The party's spring conference in Liverpool voted overwhelmingly to back his plan to give patients the option to seek private treatment if needed.

But he was forced to offer concessions on locally elected health boards - with delegates voting for a third of members to be made up of local councillors.

They also backed proposals to limit private sector involvement.

'Ageing population'

But Lib Dem health spokesman Norman Lamb stuck to his guns over controversial plans to scrap extending free personal care for the elderly, introduced by the Lib Dems in Scotland, to England.

He said the party wanted to introduce a "universal care guarantee" instead, which would give people more control over how money for personal care is spent.

He said the policy was "fair and also sustainable given the massive challenge of an ageing population".

A defeat for the party leadership on health would have come as a major blow to Mr Clegg, who is trying to reassert his authority after criticism of his handling of an EU vote in the Commons.

He believes a more personalised and decentralised NHS putting more power into the hands of patients will be the key to success at the ballot box.

Privatisation

But critics on the left of the party say his "patient guarantee" - which will allow people to go private if they cannot get the treatment they need from the NHS - is too similar to Conservative and Labour policies.

The government is also making increasing use of private treatment centres.

There is also concern among some in the party that it will lead to the creeping privatisation of local NHS services.

But Mr Lamb told delegates: "Too much money has been wasted by needless top-down, botched reorganisations which drive clinicians and patients crazy and leave local communities with no say."

He said the Lib Dem plans were targeted at those "most in need".

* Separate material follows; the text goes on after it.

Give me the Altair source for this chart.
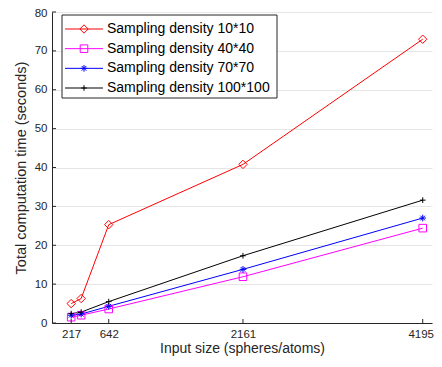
import altair as alt
import pandas as pd

# ---- data ----
sizes = [217, 330, 642, 2161, 4195]
series = ["Sampling density 10*10", "Sampling density 40*40",
          "Sampling density 70*70", "Sampling density 100*100"]
t_10 = [5.0, 6.3, 25.3, 40.8, 73.0]
t_40 = [1.5, 2.0, 3.6, 11.9, 24.4]
t_70 = [2.0, 2.3, 4.3, 13.8, 27.0]
t_100 = [2.4, 2.8, 5.5, 17.3, 31.6]
x_ticks = [217, 642, 2161, 4195]
y_ticks = [0, 10, 20, 30, 40, 50, 60, 70, 80]

colors = ["#ff0000", "#ff00ff", "#0000ff", "#000000"]
asterisk = "M-1,0L1,0M0,-1L0,1M-0.7,-0.7L0.7,0.7M-0.7,0.7L0.7,-0.7"
plus = "M-1,0L1,0M0,-1L0,1"
shapes = ["diamond", "square", asterisk, plus]
msizes = [70, 32, 50, 60]

rows = []
for name, vals in zip(series, [t_10, t_40, t_70, t_100]):
    for s, v in zip(sizes, vals):
        rows.append({"series": name, "size": s, "time": v})
df = pd.DataFrame(rows)

W, H = 380, 311
FONT = "Liberation Sans"
AX = "#262626"

color = alt.Color("series:N", scale=alt.Scale(domain=series, range=colors), legend=None)
shape = alt.Shape("series:N", scale=alt.Scale(domain=series, range=shapes), legend=None)
msize = alt.Size("series:N", scale=alt.Scale(domain=series, range=msizes), legend=None)

xscale = alt.Scale(domain=[0, 4300], nice=False)
yscale = alt.Scale(domain=[0, 80], nice=False)
xaxis = alt.Axis(values=x_ticks, format="d", title="Input size (spheres/atoms)", grid=False,
                 tickSize=0, labelPadding=5, titlePadding=2, titleFontSize=14,
                 labelOffset={"condition": {"test": "datum.value === 4195", "value": -2},
                              "value": 0})
yaxis = alt.Axis(values=y_ticks, format="d", title="Total computation time (seconds)",
                 grid=True, tickSize=0, labelPadding=5, titlePadding=6,
                 labelOffset={"condition": {"test": "datum.value === 80", "value": 1.5},
                              "value": 0})


def X(f):
    return alt.X(f, scale=xscale, axis=xaxis)


def Y(f):
    return alt.Y(f, scale=yscale, axis=yaxis)


base = alt.Chart(df)
lines = base.mark_line(strokeWidth=1).encode(x=X("size:Q"), y=Y("time:Q"), color=color,
                                             detail="series:N", order="size:Q")
points = base.mark_point(filled=False, strokeWidth=1, opacity=1).encode(
    x=X("size:Q"), y=Y("time:Q"), color=color, shape=shape, size=msize)

xt = alt.Chart(pd.DataFrame({"size": x_ticks})).mark_rule(color=AX, strokeWidth=1).encode(
    x=X("size:Q"), y=alt.value(H), y2=alt.value(H - 4))
yt = alt.Chart(pd.DataFrame({"time": y_ticks})).mark_rule(color=AX, strokeWidth=1).encode(
    y=Y("time:Q"), x=alt.value(0), x2=alt.value(4))

main = alt.layer(lines, points, xt, yt)

# ---- legend ----
leg_df = pd.DataFrame({"series": series})
ly = alt.Y("series:N", sort=series,
           scale=alt.Scale(type="point", domain=series, range=[17, 76], padding=0), axis=None)
box = alt.Chart(pd.DataFrame({"a": [0]})).mark_rect(fill="white", stroke=AX, strokeWidth=1).encode(
    x=alt.value(10), x2=alt.value(225), y=alt.value(3), y2=alt.value(86))
lrule = alt.Chart(leg_df).mark_rule(strokeWidth=1).encode(
    y=ly, x=alt.value(13), x2=alt.value(51), color=color)
lpt = alt.Chart(leg_df).mark_point(filled=False, strokeWidth=1, opacity=1).encode(
    y=ly, x=alt.value(32), color=color, shape=shape, size=msize)
ltxt = alt.Chart(leg_df).mark_text(align="left", baseline="middle", font=FONT, fontSize=14,
                                   color="#000000").encode(
    y=ly, x=alt.value(55), text="series:N")
legend = alt.layer(box, lrule, lpt, ltxt)

chart = alt.layer(main, legend).resolve_scale(y="independent").properties(
    width=W, height=H,
    background="white",
    autosize=alt.AutoSizeParams(type="none"),
    padding={"left": 44, "top": 4, "right": 2, "bottom": 36},
).configure_view(stroke=None).configure_axis(
    labelFont=FONT, titleFont=FONT, labelFontSize=11.5, titleFontSize=14.5,
    labelColor=AX, titleColor=AX, domainColor=AX, titleFontWeight="normal",
    gridColor="#e6e6e6", gridWidth=1,
)

chart.save("out.html", embed_options={"renderer": "svg", "actions": False})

Delegates nevertheless backed an amendment "to ensure private sector procurement does not destabilise local NHS provision".

'Patient passport'

They also voted for an amendment - supported by the leadership - giving local authorities a say in how elected health boards, which are meant to replace Primary Care Trusts, would be run by making a third of their members councillors.

Under the Lib Dem proposals, patients will be given the right to taxpayer funded private care if the NHS failed to offer treatment within a maximum waiting time.

People with long-term physical and mental conditions would also be given direct control of personal budgets.

Mr Lamb said he was "thrilled" to get the proposals through conference and denied they were the same as the Conservatives' "patient passport" policy rejected by voters at the last general election.

He said the Tory plans would have enabled the middle classes to opt out of the NHS altogether.

But he said the Lib Dem proposals would be aimed at the poorest in society who had not been able to get the treatment they needed on the NHS.

"There are voices in the party who are just hostile to any reference to the private sector," he told reporters before Saturday's debate.

But, he added, the number of people opting to use private services would, in practice, be "tiny" - if the experience of Denmark, on which the party had based its policy, was anything to go by.